One of the earliest and most-praised documentary features was a 1929 compilation film called The Man with a Movie Camera, by Dziga Vertov, which shot original footage of everyday life around modern-day Moscow, and edited it together to form an abstract meditation on the joys and horrors of modern urban living. I love the film, although many find its lack of straightforward storytelling to be frustrating. One of the most famous compilation films is Godfrey Reggio's 1982 nature film Koyaanisqatsi (pronounced koy-YAN-iss-KOT-see), which is a long series of very well-photographed images of natural phenomenon, each typically juxtaposed with images of ever-growing cityscapes. Koyaanisqatsi, without a word, makes a bold statement about the encroaching human destruction into the natural world. The title is a Hopi word meaning “life out of balance.”
The actual aesthetics of documentary filmmaking can, of course, be faked. Many enterprising filmmakers have, over the years, made fictional films as if they were documentaries, featuring natural camera movement, cleverly scripted “testimonials,” and a loose storytelling form. These so-called “mockumentaries” cast a playful and dubious light on the entire documentary form. Heck, if it can be faked, what's to say that any documentary is real? Of course all docs, however real, are going to be a commentary of some kind.

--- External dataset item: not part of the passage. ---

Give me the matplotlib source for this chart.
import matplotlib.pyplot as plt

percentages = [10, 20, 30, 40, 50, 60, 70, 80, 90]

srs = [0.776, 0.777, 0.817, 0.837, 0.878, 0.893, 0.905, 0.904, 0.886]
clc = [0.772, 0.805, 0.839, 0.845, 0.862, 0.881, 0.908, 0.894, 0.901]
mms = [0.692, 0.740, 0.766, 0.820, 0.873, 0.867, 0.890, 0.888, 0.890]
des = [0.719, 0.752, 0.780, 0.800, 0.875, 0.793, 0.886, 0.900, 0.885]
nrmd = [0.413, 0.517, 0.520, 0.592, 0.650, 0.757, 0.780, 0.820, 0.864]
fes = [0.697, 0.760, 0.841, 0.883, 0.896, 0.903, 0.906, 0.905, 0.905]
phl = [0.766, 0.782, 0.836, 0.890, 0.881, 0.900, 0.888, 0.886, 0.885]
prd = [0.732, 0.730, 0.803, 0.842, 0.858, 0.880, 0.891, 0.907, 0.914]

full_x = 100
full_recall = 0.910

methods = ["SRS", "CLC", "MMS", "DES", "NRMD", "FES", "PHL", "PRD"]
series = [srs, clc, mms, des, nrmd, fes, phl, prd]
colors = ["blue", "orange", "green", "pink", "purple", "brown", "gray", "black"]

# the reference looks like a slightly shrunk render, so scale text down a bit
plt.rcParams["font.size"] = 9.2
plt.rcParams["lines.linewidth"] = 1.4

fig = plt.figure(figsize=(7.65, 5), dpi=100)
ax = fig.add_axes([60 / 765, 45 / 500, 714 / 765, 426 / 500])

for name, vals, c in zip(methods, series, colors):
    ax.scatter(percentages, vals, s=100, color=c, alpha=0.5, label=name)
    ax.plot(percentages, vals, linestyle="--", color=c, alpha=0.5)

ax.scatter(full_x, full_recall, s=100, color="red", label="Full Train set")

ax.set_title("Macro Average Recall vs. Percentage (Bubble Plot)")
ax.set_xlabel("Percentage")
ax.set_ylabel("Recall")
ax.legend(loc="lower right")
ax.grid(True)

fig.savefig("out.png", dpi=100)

Mockumentaries have been, for the most part, comedy films. Rob Reiner's celebrated 1984 film This is Spinal Tap follows the exploits of a burned-out (fictional) British metal band as they run into personality conflicts, bad luck, infighting, outright stupidity, and ever-dwindling audiences. It's hilarious. Although the fake-doc form has also been recently used in films like Paranormal Activity to make the everyday seem horrific.
All of these forms are legitimate and moving and a vital part of the cinematic landscape. Documentaries, perhaps more than fiction films, capture the truth. It can be said that it is just another way to tell a story. This is true. Documentaries are texture, living, theatrical objects, and let us look at life objectively.
Homework for the Week:
Watch any one of the documentaries I listed above. This is Spinal Tap counts. Do you like the documentary form? Which of the types I listed above do you prefer? If you were to make a documentary film, which form would you use? What topic would you make it about? Which form is most appropriate for your subject? If you wanted to make a polemical film, intended to make a salient political point, would it be better to make a documentary, or a fictional film? When is “documentary style” used in a fictional film going to be appropriate?